1949年8月、馬寅初は浙江大学校長に任命され、9月には中国人民政治協商会議に出席して中央人民政府委員・財政経済委員会副主任・華東軍政委員会副主席を兼任している。1951年5月、北京大学校長に起用された。この後、第1期・第2期の全国人民代表大会常務委員、第1期から第5期の政治協商会議全国委員会委員(2,4,5期は常務委員)などを務めることになる。特に中華人民共和国建国初期には、馬は物価の安定やインフレの防止などで貢献をなした。
1955年、馬寅初は第1期全人代第2回会議において人口統制の必要性を表明した。すでに1920年代の段階でも、馬は各種記事において、中国における人口増加への懸念を示している。そして1954年から55年までの3度の浙江省実地調査を経て、さらに理論的な構築を進めたのである。1957年2月の最高国務会議においても馬は計画出産の政策を提案し、この時は多くの賛成を得ている。そして同年6月の第1期全人代第4回会議において、馬は正式に計画出産の提案を行い、7月5日には『人民日報』において「新人口論」と題する文章を公表した。

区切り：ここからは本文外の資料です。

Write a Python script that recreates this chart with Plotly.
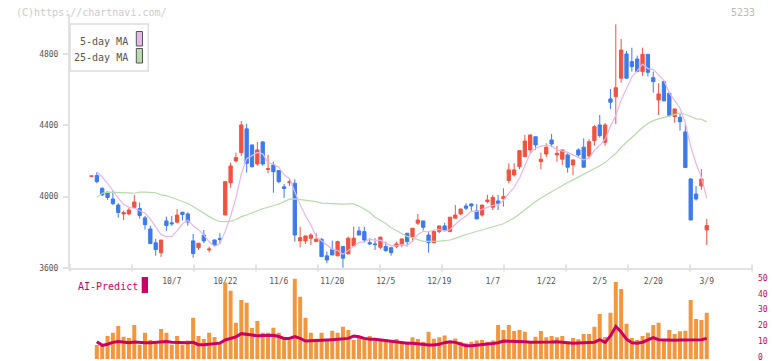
import plotly.graph_objects as go

W, H = 772, 361

# ---------------- data ----------------
date_labels = ["10/7", "10/22", "11/6", "11/20", "12/5", "12/19", "1/7", "1/22", "2/5", "2/20", "3/9"]
label_index = [15, 25, 35, 45, 55, 65, 75, 85, 95, 105, 115]

opens = [4114, 4118, 4047, 4025, 3987, 3953, 3903, 3903, 3940, 3933,
         3881, 3819, 3741, 3686, 3864, 3853, 3857, 3913, 3903, 3752,
         3714, 3785, 3701, 3757, 3766, 3897, 4078, 4200, 4247, 4380,
         4290, 4183, 4307, 4152, 4178, 4146, 4055, 4079, 4075, 3752,
         3752, 3767, 3748, 3761, 3668, 3705, 3668, 3720, 3679, 3724,
         3808, 3804, 3742, 3735, 3716, 3720, 3714, 3720, 3729, 3795,
         3776, 3851, 3864, 3785, 3742, 3804, 3836, 3804, 3879, 3903,
         3948, 3959, 3920, 3897, 3972, 3941, 3976, 3989, 4090, 4122,
         4168, 4224, 4262, 4336, 4196, 4239, 4318, 4234, 4210, 4234,
         4178, 4262, 4277, 4228, 4314, 4402, 4305, 4548, 4561, 4664,
         4800, 4757, 4772, 4701, 4798, 4667, 4542, 4645, 4580, 4449,
         4445, 4363, 4099, 4015, 4060, 3813]
highs = [4117, 4138, 4052, 4028, 4032, 3963, 3922, 3937, 4010, 3967,
         3892, 3836, 3763, 3757, 3888, 3892, 3930, 3914, 3912, 3791,
         3739, 3813, 3720, 3760, 3795, 4084, 4191, 4247, 4424, 4408,
         4290, 4307, 4310, 4234, 4196, 4146, 4071, 4103, 4098, 3832,
         3780, 3795, 3795, 3767, 3692, 3753, 3753, 3720, 3776, 3832,
         3832, 3832, 3767, 3767, 3776, 3748, 3714, 3748, 3763, 3795,
         3823, 3903, 3864, 3804, 3813, 3836, 3854, 3885, 3953, 3931,
         3963, 3962, 3958, 3953, 4010, 4010, 4010, 4047, 4187, 4187,
         4258, 4346, 4346, 4336, 4247, 4299, 4352, 4284, 4262, 4243,
         4206, 4271, 4327, 4322, 4402, 4458, 4412, 4604, 4966, 4884,
         4817, 4835, 4791, 4835, 4798, 4701, 4636, 4650, 4580, 4492,
         4464, 4408, 4105, 4060, 4155, 3875]
lows = [4113, 4075, 4003, 3982, 3953, 3882, 3868, 3896, 3937, 3877,
        3815, 3737, 3669, 3662, 3808, 3836, 3851, 3866, 3837, 3658,
        3701, 3739, 3688, 3725, 3735, 3897, 4050, 4191, 4228, 4135,
        4163, 4174, 4174, 4131, 4022, 4075, 3993, 4060, 3748, 3716,
        3735, 3729, 3748, 3664, 3627, 3673, 3668, 3602, 3679, 3724,
        3785, 3742, 3730, 3701, 3705, 3692, 3669, 3711, 3716, 3720,
        3748, 3841, 3810, 3686, 3742, 3795, 3813, 3804, 3879, 3897,
        3925, 3916, 3875, 3888, 3963, 3925, 3925, 3944, 4075, 4112,
        4154, 4224, 4243, 4262, 4154, 4221, 4277, 4196, 4178, 4135,
        4122, 4224, 4165, 4215, 4286, 4331, 4286, 4492, 4406, 4639,
        4660, 4701, 4701, 4677, 4673, 4583, 4458, 4537, 4449, 4415,
        4370, 4163, 3869, 3978, 4038, 3729]
closes = [4116, 4084, 4010, 3995, 3961, 3911, 3910, 3925, 3970, 3894,
          3843, 3737, 3703, 3757, 3838, 3848, 3897, 3900, 3858, 3681,
          3739, 3752, 3706, 3729, 3760, 4084, 4172, 4219, 4402, 4187,
          4168, 4262, 4183, 4156, 4140, 4084, 4046, 4083, 3785, 3770,
          3780, 3785, 3761, 3664, 3645, 3673, 3748, 3655, 3767, 3767,
          3785, 3757, 3735, 3731, 3773, 3697, 3686, 3735, 3763, 3748,
          3823, 3869, 3828, 3742, 3804, 3836, 3813, 3885, 3897, 3931,
          3935, 3948, 3875, 3953, 3981, 3996, 3963, 4000, 4150, 4150,
          4258, 4312, 4346, 4290, 4210, 4277, 4295, 4243, 4262, 4165,
          4206, 4234, 4165, 4308, 4392, 4342, 4402, 4529, 4611, 4822,
          4664, 4729, 4701, 4798, 4697, 4645, 4576, 4537, 4455, 4492,
          4420, 4163, 3869, 3987, 4099, 3838]

ma5 = [None, 4138, 4110, 4075, 4033, 3992, 3957, 3940, 3935, 3922,
       3908, 3874, 3829, 3787, 3776, 3777, 3809, 3848, 3868, 3837,
       3815, 3786, 3747, 3721, 3737, 3806, 3890, 3993, 4127, 4213,
       4230, 4248, 4240, 4191, 4182, 4165, 4122, 4102, 4028, 3954,
       3893, 3841, 3776, 3752, 3727, 3706, 3698, 3677, 3698, 3722,
       3744, 3746, 3762, 3755, 3756, 3739, 3724, 3724, 3731, 3726,
       3751, 3788, 3806, 3802, 3813, 3816, 3805, 3816, 3847, 3872,
       3892, 3919, 3917, 3928, 3938, 3951, 3954, 3979, 4018, 4052,
       4104, 4174, 4243, 4271, 4283, 4287, 4284, 4263, 4257, 4248,
       4234, 4222, 4206, 4216, 4261, 4288, 4322, 4395, 4455, 4541,
       4606, 4671, 4705, 4743, 4718, 4714, 4683, 4651, 4582, 4541,
       4496, 4413, 4280, 4186, 4108, 3991]
ma25 = [None, 3996, 4019, 4025, 4025, 4025, 4025, 4021, 4019, 4025,
        4025, 4025, 4022, 4010, 4006, 3995, 3985, 3976, 3962, 3945,
        3925, 3905, 3888, 3872, 3861, 3860, 3863, 3872, 3888, 3897,
        3907, 3921, 3932, 3939, 3949, 3958, 3971, 3986, 3987, 3984,
        3982, 3977, 3972, 3964, 3962, 3960, 3960, 3958, 3959, 3959,
        3947, 3931, 3912, 3885, 3868, 3849, 3826, 3808, 3793, 3777,
        3766, 3759, 3749, 3747, 3749, 3751, 3752, 3757, 3766, 3778,
        3788, 3796, 3805, 3813, 3821, 3830, 3838, 3848, 3865, 3880,
        3903, 3928, 3952, 3973, 3992, 4010, 4027, 4044, 4064, 4079,
        4094, 4110, 4122, 4138, 4157, 4173, 4191, 4217, 4243, 4277,
        4304, 4334, 4363, 4388, 4410, 4426, 4436, 4444, 4451, 4462,
        4468, 4462, 4447, 4436, 4434, 4419]

volume = [None, 8.8, 9.5, 14.5, 16.6, 20.8, 14.1, 13.2, 21.4, 9.0,
          16.6, 12.0, 10.9, 18.9, 16.6, 9.0, 14.5, 9.0, 11.6, 26.1,
          14.5, 12.6, 16.6, 13.9, 9.9, 48.2, 43.1, 22.9, 37.2, 35.5,
          19.6, 24.0, 16.6, 16.6, 19.7, 16.6, 13.7, 12.0, 50.7, 39.3,
          26.0, 16.6, 12.8, 16.6, 12.0, 17.9, 16.6, 20.4, 18.3, 12.0,
          14.5, 12.8, 14.5, 12.8, 12.0, 12.4, 10.9, 12.6, 10.9, 10.9,
          13.7, 12.6, 10.9, 17.2, 12.8, 13.7, 14.9, 10.9, 13.0, 10.9,
          9.9, 10.9, 11.6, 12.0, 10.9, 11.6, 21.4, 18.3, 21.4, 17.7,
          18.3, 17.2, 10.9, 14.0, 17.7, 13.7, 14.5, 13.7, 14.5, 10.9,
          13.2, 12.4, 15.8, 15.8, 20.4, 28.4, 13.9, 29.2, 48.6, 44.2,
          22.3, 13.2, 12.0, 14.5, 16.6, 21.4, 22.9, 12.0, 18.3, 15.8,
          17.5, 17.9, 37.2, 25.2, 24.6, 29.2]
ai_predict = [None, 10.9, 8.6, 9.3, 10.5, 11.0, 10.7, 10.2, 10.7, 10.3,
              10.3, 10.3, 10.5, 11.0, 11.0, 10.5, 10.3, 10.3, 10.3, 10.5,
              9.0, 9.0, 9.3, 9.3, 10.0, 12.0, 13.2, 14.0, 16.0, 15.8,
              15.2, 14.6, 14.6, 15.0, 15.0, 14.2, 13.0, 13.0, 14.2, 13.0,
              11.3, 11.5, 11.8, 12.0, 12.0, 12.2, 12.4, 12.4, 13.0, 14.5,
              14.0, 13.0, 12.4, 12.4, 12.0, 11.3, 10.9, 10.9, 10.5, 10.0,
              9.9, 9.5, 9.0, 8.8, 8.8, 9.3, 10.3, 10.9, 10.5, 9.5,
              8.4, 8.4, 8.8, 9.5, 9.5, 9.8, 10.3, 11.3, 11.3, 11.3,
              11.0, 10.9, 10.5, 10.5, 10.3, 10.5, 10.7, 10.9, 10.5, 10.0,
              9.9, 10.1, 10.3, 10.3, 10.6, 12.2, 10.5, 14.5, 20.5, 17.0,
              12.5, 10.2, 10.0, 10.6, 12.0, 13.5, 12.2, 12.0, 12.0, 11.8,
              12.0, 12.0, 12.0, 12.0, 12.2, 13.0]

price_ticks = [3600, 4000, 4400, 4800]
volume_ticks = [0, 10, 20, 30, 40, 50]

# ---------------- styling ----------------
RED = "#f25240"
BLUE = "#3d7bec"
PINK = "#e8b6ec"
GREEN = "#b6dcab"
ORANGE = "#f3973f"
CRIMSON = "#cc0066"
AXIS = "#e2e2e2"
TXT = "#555555"
MONO = "DejaVu Sans Mono"

idx = list(range(len(closes)))

def fx(px):
    return px / W

def fy(px):
    return 1 - px / H

# pixel geometry
PL, PR = 70, 752            # plot left/right
P_TOP, P_BOT = 14, 268      # price panel
V_BOT, V_UNIT = 359, 1.585  # volume panel baseline, px per unit
X0_PX, STEP_PX = 91.5, 5.35
x_range = [-(X0_PX - PL) / STEP_PX, (PR - X0_PX) / STEP_PX]
PX_PER_PRICE = 142.7 / 800.0
p_top_val = 3600 + (P_BOT - P_TOP) / PX_PER_PRICE
V_MAX = 55
v_top_px = V_BOT - V_MAX * V_UNIT

fig = go.Figure()

fig.add_trace(go.Scatter(x=idx, y=ma25, mode="lines", line=dict(color=GREEN, width=1.2),
                         xaxis="x", yaxis="y", hoverinfo="skip", showlegend=False))
fig.add_trace(go.Scatter(x=idx, y=ma5, mode="lines", line=dict(color=PINK, width=1.2),
                         xaxis="x", yaxis="y", hoverinfo="skip", showlegend=False))
fig.add_trace(go.Candlestick(
    x=idx, open=opens, high=highs, low=lows, close=closes,
    increasing=dict(line=dict(color=RED, width=1), fillcolor=RED),
    decreasing=dict(line=dict(color=BLUE, width=1), fillcolor=BLUE),
    whiskerwidth=0, xaxis="x", yaxis="y", showlegend=False))

fig.add_trace(go.Bar(x=idx, y=volume, marker=dict(color=ORANGE, line=dict(width=0)),
                     xaxis="x2", yaxis="y2", showlegend=False))
fig.add_trace(go.Scatter(x=idx, y=ai_predict, mode="lines", line=dict(color=CRIMSON, width=3),
                         xaxis="x2", yaxis="y2", showlegend=False))

shapes = []
# bottom axis tick marks (11 equal intervals)
for k in range(12):
    xp = PL + (PR - PL) * k / 11
    shapes.append(dict(type="line", xref="paper", yref="paper", x0=fx(xp), x1=fx(xp),
                       y0=fy(P_BOT + 3.5), y1=fy(P_BOT - 3.5), line=dict(color=AXIS, width=2)))
# legend box
shapes.append(dict(type="rect", xref="paper", yref="paper", x0=fx(70), x1=fx(148.3), y0=fy(71), y1=fy(24),
                   line=dict(color="#dddddd", width=1.5), fillcolor="white", layer="above"))
shapes.append(dict(type="rect", xref="paper", yref="paper", x0=fx(136.3), x1=fx(142.5), y0=fy(46), y1=fy(31.5),
                   line=dict(color="#555555", width=1), fillcolor=PINK, layer="above"))
shapes.append(dict(type="rect", xref="paper", yref="paper", x0=fx(136.3), x1=fx(142.5), y0=fy(63), y1=fy(48.5),
                   line=dict(color="#555555", width=1), fillcolor=GREEN, layer="above"))
# AI-Predict marker
shapes.append(dict(type="rect", xref="paper", yref="paper", x0=fx(141.7), x1=fx(148), y0=fy(293), y1=fy(277),
                   line=dict(width=0), fillcolor=CRIMSON))

annotations = [
    dict(text="(C)https://chartnavi.com/", x=fx(14), y=fy(12.5), xanchor="left", yanchor="middle",
         font=dict(family=MONO, size=10, color="#cccccc")),
    dict(text="5233", x=fx(757), y=fy(12.5), xanchor="right", yanchor="middle",
         font=dict(family=MONO, size=10, color="#bbbbbb")),
    dict(text="5-day MA", x=fx(130), y=fy(41.7), xanchor="right", yanchor="middle",
         font=dict(family=MONO, size=10, color=TXT)),
    dict(text="25-day MA", x=fx(130), y=fy(57.3), xanchor="right", yanchor="middle",
         font=dict(family=MONO, size=10, color=TXT)),
    dict(text="AI-Predict", x=fx(75.5), y=fy(286), xanchor="left", yanchor="middle",
         font=dict(family=MONO, size=10, color=CRIMSON)),
]
for a in annotations:
    a.update(xref="paper", yref="paper", showarrow=False)
# right-hand volume scale labels (placed on the volume axis values)
for v in volume_ticks:
    annotations.append(dict(text=str(v), x=fx(755.5), xref="paper", y=v, yref="y2",
                            xanchor="left", yanchor="middle", yshift=1.5, showarrow=False,
                            font=dict(family=MONO, size=8, color=CRIMSON)))

fig.update_layout(
    width=W, height=H, margin=dict(l=0, r=0, t=0, b=0, autoexpand=False),
    paper_bgcolor="white", plot_bgcolor="white",
    showlegend=False, boxgap=0.12, bargap=0.25,
    shapes=shapes, annotations=annotations,
    xaxis=dict(domain=[fx(PL), fx(PR)], range=x_range, anchor="y", automargin=False,
               showgrid=False, zeroline=False, showline=True, linecolor=AXIS, linewidth=2,
               tickmode="array", tickvals=label_index, ticktext=date_labels, ticks="",
               ticklabelstandoff=4, tickfont=dict(family=MONO, size=8, color=TXT),
               rangeslider=dict(visible=False), fixedrange=True),
    yaxis=dict(domain=[fy(P_BOT), fy(P_TOP)], range=[3600, p_top_val], anchor="x", automargin=False,
               showgrid=False, zeroline=False, showline=True, linecolor=AXIS, linewidth=2,
               tickmode="array", tickvals=price_ticks, ticks="outside", ticklen=5, tickcolor=AXIS,
               tickwidth=1.5, ticklabelstandoff=3, tickfont=dict(family=MONO, size=8, color=TXT)),
    xaxis2=dict(domain=[fx(PL), fx(PR)], range=x_range, anchor="y2", matches="x",
                visible=False, automargin=False),
    yaxis2=dict(domain=[fy(V_BOT), fy(v_top_px)], range=[0, V_MAX], anchor="x2", side="right",
                automargin=False, showgrid=False, zeroline=False, showline=False, ticks="",
                showticklabels=False),
)

fig.write_html("out.html", config={"displayModeBar": False},
               post_script="document.body.style.margin='0px';document.body.style.overflow='hidden';")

ところが、新人口論の公表後になって馬への批判が相次ぐようになり、反右派闘争では馬も標的の1人となる。翌年5月からは陳伯達・康生らから新人口論はマルサス主義の理論であると論難され、1960年1月には北京大学校長から辞任に追い込まれている。馬は文化大革命でも非難を受け、さらに直腸癌などを患い、癌に関しては手術が成功したものの下半身不随になっている。
彼の理論を十分吟味することなく糾弾し、多産を奨励したことは、中国に種々の歪みをもたらした。1979年夏、中共党中央組織部長・中央秘書長だった胡耀邦は「馬先生に対し毛沢東同志は実に黒白転倒、非行乱行を加えた。当時新人口論を批判することなく受け入れていれば、今日中国の人口は10億の大台を突破することはなかった。一人を誤って批判したために5億もの人口を増やしてしまった。もうこんな愚劣な過ちは犯してはならない」と涙ながらに語ったという(北海閑人著、廖建龍訳「中国がひた隠す毛沢東の真実」)
文革後の1978年12月に開かれた中国共産党11期3中全会で、馬の新人口論に対する再評価がなされた。そして翌1979年9月には、中共中央が馬の名誉を回復し、北京大学名誉校長に任命した。1981年2月、中国人口学会が成立し、馬が名誉会長に推された。